CalculatorBoom

What is the Cube Root of 8?

The exact value of the Cube Root of 8, plus a calculator to solve for the degree or radicand instead.

Enter any two values — the third will be calculated for you.

Which root to take: 2 for square root, 3 for cube root, 4 for fourth root, and so on.
The number you're taking the root of — the value under the radical symbol.
The value that, raised to the root degree, equals the radicand. Leave blank if you're solving for the result.

Solved for Result

∛8 = 2

Degree

3

Radicand

8

Result

2

What is a Root Calculator?

A root calculator finds the number that, multiplied by itself a set number of times, produces a given value. The most familiar case is the square root (√a): the number that, squared, gives a. Cube roots (∛a) and higher nth roots work the same way, just with more repeated multiplications. This calculator also works backward — given the root's degree and result, it finds the radicand, or given the radicand and result, it finds the degree.

Roots are the inverse operation of exponents: taking the nth root of a is the same as raising a to the power 1/n. That's exactly how this calculator computes results internally, and why the Exponent and Root calculators are closely related tools.

Root Formula

ⁿ√a = b   ⟺   bⁿ = a   ⟺   b = a^(1/n)

Here, n is the root's degree (2 for square root, 3 for cube root, and so on), a is the radicand (the number under the root symbol), and b is the result.

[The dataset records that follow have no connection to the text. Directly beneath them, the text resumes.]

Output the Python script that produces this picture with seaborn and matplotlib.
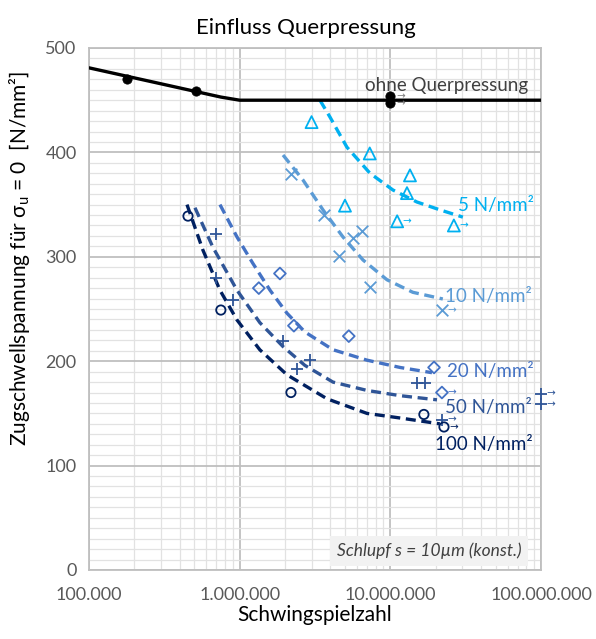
import matplotlib
matplotlib.use("Agg")
import matplotlib.pyplot as plt
from matplotlib.ticker import FixedLocator, FuncFormatter, MultipleLocator, NullFormatter
import numpy as np
import pandas as pd
import seaborn as sns

# ---------------- data ----------------
# reference without transverse pressure
ref_curve_N = [1.0e5, 7.5e5, 1.0e6, 1.0e8]
ref_curve_S = [481, 453, 450, 450]
ref_N = [1.8e5, 5.1e5, 1.0e7, 1.0e7]
ref_S = [470, 459, 454, 447]
ref_runout = [False, False, True, True]

# 5 N/mm²
q5_N = [3.0e6, 7.3e6, 5.0e6, 1.35e7, 1.29e7, 1.11e7, 2.64e7]
q5_S = [429, 399, 349, 378, 361, 334, 330]
q5_runout = [False, False, False, False, False, True, True]
q5_curve_N = [3.41e6, 3.97e6, 5.15e6, 7.33e6, 1.04e7, 1.5e7, 2.13e7, 3.03e7]
q5_curve_S = [450, 434, 405, 380, 364, 352.5, 345, 338]

# 10 N/mm²
q10_N = [2.19e6, 3.62e6, 6.46e6, 5.65e6, 4.56e6, 7.33e6, 2.2e7]
q10_S = [379, 340, 325, 318, 301, 271, 249]
q10_runout = [False, False, False, False, False, False, True]
q10_curve_N = [1.94e6, 2.63e6, 3.57e6, 4.85e6, 6.58e6, 9.5e6, 1.41e7, 2.23e7]
q10_curve_S = [397.5, 373.6, 345, 319, 297, 278, 266, 259.6]

# 20 N/mm²
q20_N = [1.85e6, 1.34e6, 2.29e6, 5.3e6, 1.95e7, 2.2e7]
q20_S = [284, 270, 234, 224, 194, 170]
q20_runout = [False, False, False, False, False, True]
q20_curve_N = [7.4e5, 9.6e5, 1.22e6, 1.59e6, 2.06e6, 2.71e6, 4.16e6, 7.0e6, 1.16e7, 1.89e7]
q20_curve_S = [350, 319, 294, 268, 246, 228, 211, 201, 194, 189]

# 50 N/mm²
q50_N = [6.97e5, 6.97e5, 9.0e5, 1.94e6, 2.93e6, 2.4e6, 1.5e7, 1.7e7, 2.2e7, 1.0e8, 1.0e8]
q50_S = [322, 280, 259, 219, 201, 192.5, 179, 179, 144, 169, 159]
q50_runout = [False, False, False, False, False, False, False, False, True, True, True]
q50_curve_N = [5.05e5, 6.65e5, 9.6e5, 1.36e6, 1.94e6, 2.71e6, 4.16e6, 7.0e6, 1.16e7, 2.04e7]
q50_curve_S = [347, 309, 268, 237, 214, 196, 180, 172, 167, 163]

# 100 N/mm²
q100_N = [4.54e5, 7.5e5, 2.19e6, 1.67e7, 2.27e7]
q100_S = [339, 249, 170, 149, 137]
q100_runout = [False, False, False, False, True]
q100_curve_N = [4.47e5, 5.7e5, 7.4e5, 9.6e5, 1.36e6, 2.06e6, 3.8e6, 7.0e6, 1.16e7, 2.13e7]
q100_curve_S = [350, 306.5, 268, 239.5, 211, 187, 164, 150, 145.6, 140]

labels = ["ohne Querpressung", "5 N/mm²", "10 N/mm²", "20 N/mm²", "50 N/mm²", "100 N/mm²"]
label_N = [6.78e6, 2.81e7, 2.3e7, 2.38e7, 2.3e7, 1.98e7]
label_S = [464.5, 348.7, 262, 190, 156, 120.5]

x_ticks = [1e5, 1e6, 1e7, 1e8]
y_ticks = [0, 100, 200, 300, 400, 500]

# ---------------- style ----------------
sns.set_style("white")
plt.rcParams["font.family"] = ["Lato", "DejaVu Sans"]
plt.rcParams["mathtext.fontset"] = "custom"
plt.rcParams["mathtext.rm"] = "Lato"
plt.rcParams["mathtext.it"] = "Lato:italic"

fig = plt.figure(figsize=(5.96, 6.39), dpi=100)
ax = fig.add_axes([89 / 596, 69 / 639, 452 / 596, 522 / 639])

c_ref = "#000000"
colors = ["#00B0F0", "#5B9BD5", "#4472C4", "#2F5597", "#002060"]
series = [
    (q5_N, q5_S, q5_runout, q5_curve_N, q5_curve_S, "^", 75),
    (q10_N, q10_S, q10_runout, q10_curve_N, q10_curve_S, "x", 70),
    (q20_N, q20_S, q20_runout, q20_curve_N, q20_curve_S, "D", 36),
    (q50_N, q50_S, q50_runout, q50_curve_N, q50_curve_S, "+", 75),
    (q100_N, q100_S, q100_runout, q100_curve_N, q100_curve_S, "o", 45),
]

# reference line and points
sns.lineplot(x=ref_curve_N, y=ref_curve_S, color=c_ref, linewidth=2.4,
             estimator=None, sort=False, ax=ax, zorder=4)
sns.scatterplot(x=ref_N, y=ref_S, color=c_ref, s=45, edgecolor=c_ref,
                linewidth=0.5, ax=ax, zorder=5)

def runout_arrows(Ns, Ss, flags, color):
    for n, s, f in zip(Ns, Ss, flags):
        if f:
            ax.annotate("→", xy=(n, s), xytext=(4, 0), textcoords="offset points",
                        ha="left", va="center", fontsize=7.5, color=color,
                        family="DejaVu Sans", zorder=6, annotation_clip=False)

runout_arrows(ref_N, ref_S, ref_runout, "#7F7F7F")

for (Ns, Ss, flags, cN, cS, mk, sz), col in zip(series, colors):
    sns.lineplot(x=cN, y=cS, color=col, linewidth=2.4, linestyle=(0, (3, 1.7)),
                 estimator=None, sort=False, ax=ax, zorder=3)
    if mk in ("x", "+"):
        sns.scatterplot(x=Ns, y=Ss, marker=mk, s=sz, color=col, linewidth=1.3,
                        ax=ax, zorder=5, clip_on=False)
    else:
        sns.scatterplot(x=Ns, y=Ss, marker=mk, s=sz, facecolors="none",
                        edgecolor=col, linewidth=1.3, ax=ax, zorder=5)
    runout_arrows(Ns, Ss, flags, col)

label_colors = ["#404040"] + colors
for t, n, s, col in zip(labels, label_N, label_S, label_colors):
    ax.text(n, s, t, ha="left", va="center", fontsize=13.5, color=col, zorder=6)

# axes
ax.set_xscale("log")
ax.set_xlim(1e5, 1e8)
ax.set_ylim(0, 500)
ax.xaxis.set_major_locator(FixedLocator(x_ticks))
ax.xaxis.set_major_formatter(FuncFormatter(lambda v, p: f"{int(round(v)):,}".replace(",", ".")))
minor_x = [m * 10 ** e for e in range(5, 8) for m in range(2, 10)]
ax.xaxis.set_minor_locator(FixedLocator(minor_x))
ax.xaxis.set_minor_formatter(NullFormatter())
ax.yaxis.set_major_locator(FixedLocator(y_ticks))
ax.yaxis.set_minor_locator(MultipleLocator(10))

ax.grid(which="major", color="#BFBFBF", linewidth=1.3)
ax.grid(which="minor", color="#E2E2E2", linewidth=0.9)
ax.set_axisbelow(True)
for sp in ax.spines.values():
    sp.set_color("#BFBFBF")
    sp.set_linewidth(1.3)

ax.tick_params(which="major", direction="out", length=6, width=1.2, color="#BFBFBF",
               labelsize=13, labelcolor="#595959")
ax.tick_params(axis="x", which="major", pad=6)
ax.tick_params(axis="y", which="major", pad=3)
ax.tick_params(which="minor", length=0)

ax.set_title("Einfluss Querpressung", fontsize=16, color="#000000", pad=10, x=0.48)
ax.set_xlabel("Schwingspielzahl", fontsize=15, color="#000000", labelpad=2)
ax.set_ylabel("Zugschwellspannung für σ$_\\mathregular{u}$ = 0  [N/mm²]", fontsize=15,
              color="#000000")
ax.yaxis.set_label_coords(-0.125, 0.598)

ax.text(0.752, 0.036, "Schlupf s = 10µm (konst.)", transform=ax.transAxes,
        ha="center", va="center", fontsize=12.5, style="italic", color="#404040",
        bbox=dict(boxstyle="square,pad=0.38", facecolor="#F2F2F2", edgecolor="none"),
        zorder=6)

fig.savefig("out.png", dpi=100)
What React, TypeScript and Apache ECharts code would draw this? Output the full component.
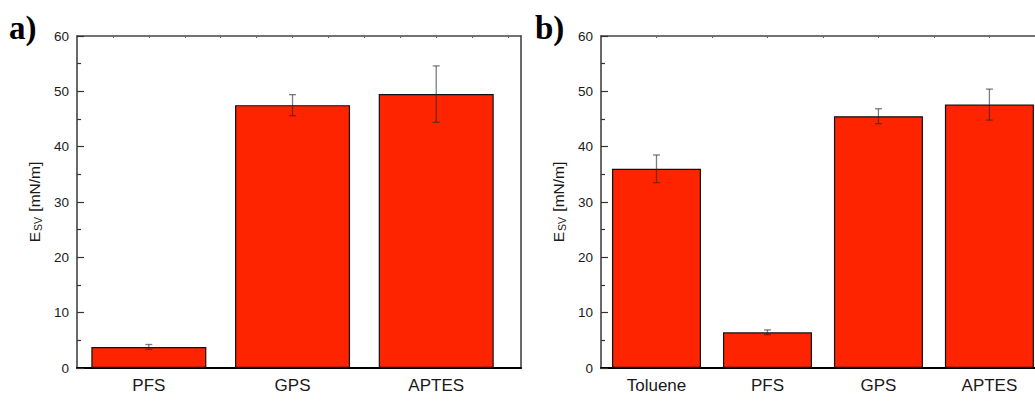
import React, { useEffect, useRef } from "react";
import * as echarts from "echarts";

const catsA = ["PFS", "GPS", "APTES"];
const valsA = [3.8, 47.5, 49.5];
const errA = [0.45, 1.9, 5.1];

const catsB = ["Toluene", "PFS", "GPS", "APTES"];
const valsB = [36.0, 6.45, 45.5, 47.6];
const errB = [2.5, 0.43, 1.35, 2.8];

const yTicks = [0, 10, 20, 30, 40, 50, 60];

const BAR = "#ff2400";
const FONT = "'Liberation Sans', Arial, sans-serif";

function errorRender(params: any, api: any) {
  const x = api.value(0);
  const y = api.value(1);
  const e = api.value(2);
  const top = api.coord([x, y + e]);
  const bot = api.coord([x, y - e]);
  const hw = 3.5;
  const st = { stroke: "rgba(40,40,40,0.6)", lineWidth: 1.3 };
  return {
    type: "group",
    children: [
      { type: "line", shape: { x1: top[0], y1: top[1], x2: bot[0], y2: bot[1] }, style: st },
      { type: "line", shape: { x1: top[0] - hw, y1: top[1], x2: top[0] + hw, y2: top[1] }, style: st },
      { type: "line", shape: { x1: bot[0] - hw, y1: bot[1], x2: bot[0] + hw, y2: bot[1] }, style: st },
    ],
  };
}

function xAxes(gridIndex: number, cats: string[], max: number, topTicks: number[]) {
  const idx = cats.map((_, i) => i + 1);
  return [
    {
      type: "value",
      gridIndex,
      min: 0.5,
      max,
      position: "bottom",
      axisLine: { show: true, lineStyle: { color: "#000", width: 2 } },
      axisTick: { show: false },
      splitLine: { show: false },
      axisLabel: {
        customValues: idx,
        formatter: (v: number) => cats[Math.round(v) - 1] ?? "",
        fontSize: 17,
        fontFamily: FONT,
        color: "#1a1a1a",
        margin: 9,
      },
    },
    {
      type: "value",
      gridIndex,
      min: 0.5,
      max,
      position: "top",
      axisLine: { show: true, onZero: false, lineStyle: { color: "#444", width: 1.6 } },
      axisTick: { show: true, inside: true, length: 2, customValues: topTicks, lineStyle: { color: "#666" } },
      axisLabel: { show: false },
      splitLine: { show: false },
    },
  ];
}

function yAxes(gridIndex: number) {
  return [
    {
      type: "value",
      gridIndex,
      min: 0,
      max: 60,
      interval: 10,
      position: "left",
      name: "{e|E}{s|SV}{e| [mN/m]}",
      nameLocation: "middle",
      nameGap: 34,
      nameRotate: 90,
      nameTextStyle: {
        color: "#1a1a1a",
        fontFamily: FONT,
        rich: {
          e: { fontSize: 15.5, fontFamily: FONT, color: "#1a1a1a" },
          s: { fontSize: 10.5, fontFamily: FONT, color: "#1a1a1a", verticalAlign: "bottom", padding: [6, 1, 0, 1] },
        },
      },
      axisLine: { show: true, lineStyle: { color: "#444", width: 1.6 } },
      axisTick: { show: true, inside: true, length: 7, lineStyle: { color: "#333", width: 1.2 } },
      minorTick: { show: true, splitNumber: 2, length: 4, lineStyle: { color: "#333", width: 1.2 } },
      splitLine: { show: false },
      axisLabel: {
        fontSize: 13.5,
        fontFamily: FONT,
        color: "#1a1a1a",
        margin: 8,
        customValues: yTicks,
      },
    },
    {
      type: "value",
      gridIndex,
      min: 0,
      max: 60,
      interval: 10,
      position: "right",
      axisLine: { show: true, lineStyle: { color: "#444", width: 1.6 } },
      axisTick: { show: false },
      axisLabel: { show: false },
      splitLine: { show: false },
    },
  ];
}

export default function App() {
  const ref = useRef<HTMLDivElement>(null);
  useEffect(() => {
    if (!ref.current) return;
    const chart = echarts.init(ref.current, undefined, { renderer: "svg" });
    const option: any = {
      animation: false,
      backgroundColor: "#fff",
      grid: [
        { left: 77, top: 36, width: 444, height: 332, outerBoundsMode: "none", containLabel: false },
        { left: 601, top: 36, width: 455, height: 332, outerBoundsMode: "none", containLabel: false },
      ],
      xAxis: [
        ...xAxes(0, catsA, 3.59, [0.75, 1, 1.25, 1.5, 1.75, 2, 2.25, 2.5, 2.75, 3, 3.25, 3.5]),
        ...xAxes(1, catsB, 4.6, [1, 1.5, 2, 2.5, 3, 3.5, 4, 4.5]),
      ],
      yAxis: [...yAxes(0), ...yAxes(1)],
      graphic: [
        {
          type: "text",
          left: 9,
          top: 11,
          style: { text: "a)", font: "bold 33px 'Liberation Serif', 'Times New Roman', serif", fill: "#000" },
        },
        {
          type: "text",
          left: 535,
          top: 11,
          style: { text: "b)", font: "bold 33px 'Liberation Serif', 'Times New Roman', serif", fill: "#000" },
        },
      ],
      series: [
        {
          type: "bar",
          xAxisIndex: 0,
          yAxisIndex: 0,
          barWidth: 115,
          data: valsA.map((v, i) => [i + 1, v]),
          itemStyle: { color: BAR, borderColor: "#111", borderWidth: 1.2 },
        },
        {
          type: "custom",
          xAxisIndex: 0,
          yAxisIndex: 0,
          renderItem: errorRender,
          data: valsA.map((v, i) => [i + 1, v, errA[i]]),
          z: 5,
        },
        {
          type: "bar",
          xAxisIndex: 2,
          yAxisIndex: 2,
          barWidth: 89,
          data: valsB.map((v, i) => [i + 1, v]),
          itemStyle: { color: BAR, borderColor: "#111", borderWidth: 1.2 },
        },
        {
          type: "custom",
          xAxisIndex: 2,
          yAxisIndex: 2,
          renderItem: errorRender,
          data: valsB.map((v, i) => [i + 1, v, errB[i]]),
          z: 5,
        },
      ],
    };
    chart.setOption(option);
    return () => chart.dispose();
  }, []);
  return (
    <div
      ref={ref}
      style={{ position: "fixed", left: 0, top: 0, width: 1035, height: 401, background: "#fff" }}
    />
  );
}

Why Negative Numbers Behave Differently

Square roots (and any even-degree root) of a negative number have no real-number answer — no real number squared produces a negative result, since a negative times a negative is always positive. Cube roots (and any odd-degree root) of a negative number do have a real answer, though: ∛(−8) = −2, because (−2)³ = −8. This calculator allows negative radicands only when the root degree is an odd integer, and flags other combinations as undefined rather than guessing.

The Babylonian (Long-Division) Method for Estimating Square Roots

Before calculators, square roots were commonly estimated by hand using an iterative averaging method: start with a rough guess, divide the target number by that guess, then average the guess and the result of that division to get a better guess. Repeating this a few times converges quickly on the true square root — for example, estimating √50: start with a guess of 7 (49 is close to 50); 50 ÷ 7 ≈ 7.14; average of 7 and 7.14 is 7.07 — already within 0.001 of the true value (√50 ≈ 7.0711). The same averaging idea extends to nth roots with a slightly modified formula.

Example — Your Current Inputs

∛8 = 2

Additional Example — The Pythagorean Theorem

Square roots show up constantly in geometry. For a right triangle with legs of 6 and 8, the hypotenuse is √(6² + 8²) = √(36 + 64) = √100 = 10. Roots are how you go from a sum of squared lengths back to an actual distance — the same operation underlies distance formulas in coordinate geometry, physics, and statistics (like the root-mean-square and standard deviation).

About These Parameters

Root Degree (n)
Which root you're taking. 2 is the square root (by far the most common), 3 is the cube root, and any positive integer beyond that is a valid "nth root."
Radicand
The number under the radical symbol — the value you're finding the root of. Negative radicands are only valid with an odd root degree.
Result
The value that, raised to the root degree, equals the radicand. Leave blank to solve for it directly; fill it in with either degree or radicand to solve for the other.

Frequently Asked Questions

Is every square root either a whole number or irrational?

Yes, for whole-number radicands. If a positive integer isn't a "perfect square" (1, 4, 9, 16, 25...), its square root is always an irrational number — a never-repeating, never-ending decimal. There's no such thing as a square root of a non-perfect-square integer that comes out to a "nice" fraction.

What's the difference between a root and an exponent?

They're inverse operations. An exponent tells you how many times to multiply a base by itself (2³ = 8). A root asks the reverse question: what number, multiplied by itself n times, gives this result? (∛8 = 2). In fact, a root is just a fractional exponent: ⁿ√a = a^(1/n).

Does every positive number have two square roots?

Yes — both a positive and a negative number, when squared, give the same positive result. For example, both 5 and −5 squared equal 25. By convention, the "√" symbol refers only to the positive (principal) square root, but when solving equations like x² = 25, both roots (x = 5 and x = −5) are valid solutions.

Can the root degree be a decimal?

Mathematically yes — since ⁿ√a = a^(1/n), any positive real n is valid as long as the radicand is positive. A degree of 2.5, for example, is a perfectly well-defined operation on a positive radicand, just less common in everyday use than whole-number roots.